Brief overview of exotic Chiral Spin-triplet Correlated Topological Superconductor UTe₂: Synthesis, Structure, Physical and Magnetic properties.

Topological superconductivity has attracted great interest in condensed matter physics because of its potential applications in quantum computing. Spin-triplet superconductors are one promising class that can host the topological excitations and Majorana fermions relevant for quantum computation, but the experimental realizations are very few for intrinsic spin-triplet superconductors in ambient solids Candidates (e.g. UCoGe, UPt₃, Sr₂Ru0₄). Heavy fermion paramagnet UTe₂ have orthorhombic structure , space group Immm and is related to known ferromagnetic superconductors such as UGe₂, URhGe, and UCoGe.The huge upper critical field of UTe₂ exceeding the Paul limit for all field directions suggests of having the spin-triplet state. Spin-triplet pairing is usually mediated by ferromagnetic spin fluctuations.
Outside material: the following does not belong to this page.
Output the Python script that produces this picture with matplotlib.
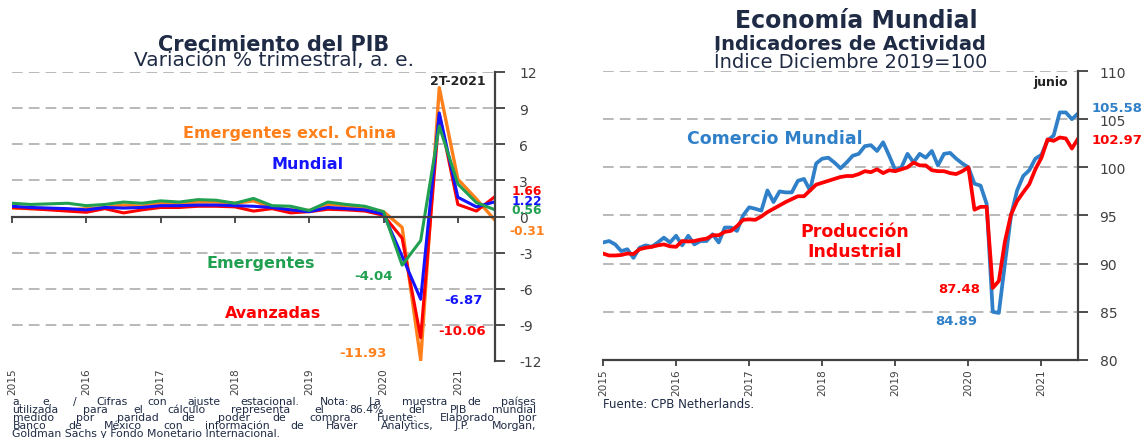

UTe₂ is a candidate for novel chiral spin-triplet odd parity superconductivity with Tc=1.7 K near a ferromagnetic instability, although it also has antiferromagnetic spin fluctuations. The large specific heat jump at Tc=1.7 K indicates a strong coupling superconductor. The normal state of UTe₂ holds Kondo like heavy-fermion physics, strong magnetic fluctuations, anomalous low-temperature phases and quantum-critical behavior. Superconductivity in UTe₂ dramatically differs from conventional superconductivity that spontaneously break time-reversal symmetry, the intertwined order and having nodes that are not dictated by symmetry - but are topologically protected with multiple distinct superconducting phases in the pressure-field space, as well as exotic magnetic field-boosted reentrant phases. Unusual superconducting properties seem to be driven by antiferromagnetic spin fluctuations. So, antiferromagnetic spin fluctuations may also induce spin-triplet pairing or that electron pairing in UTe₂ has a spin-singlet component. I will discuss underlying crystal structure, normal and superconducting state properties of UTe₂ - and their relations to the electronic band structure and magnetic correlations.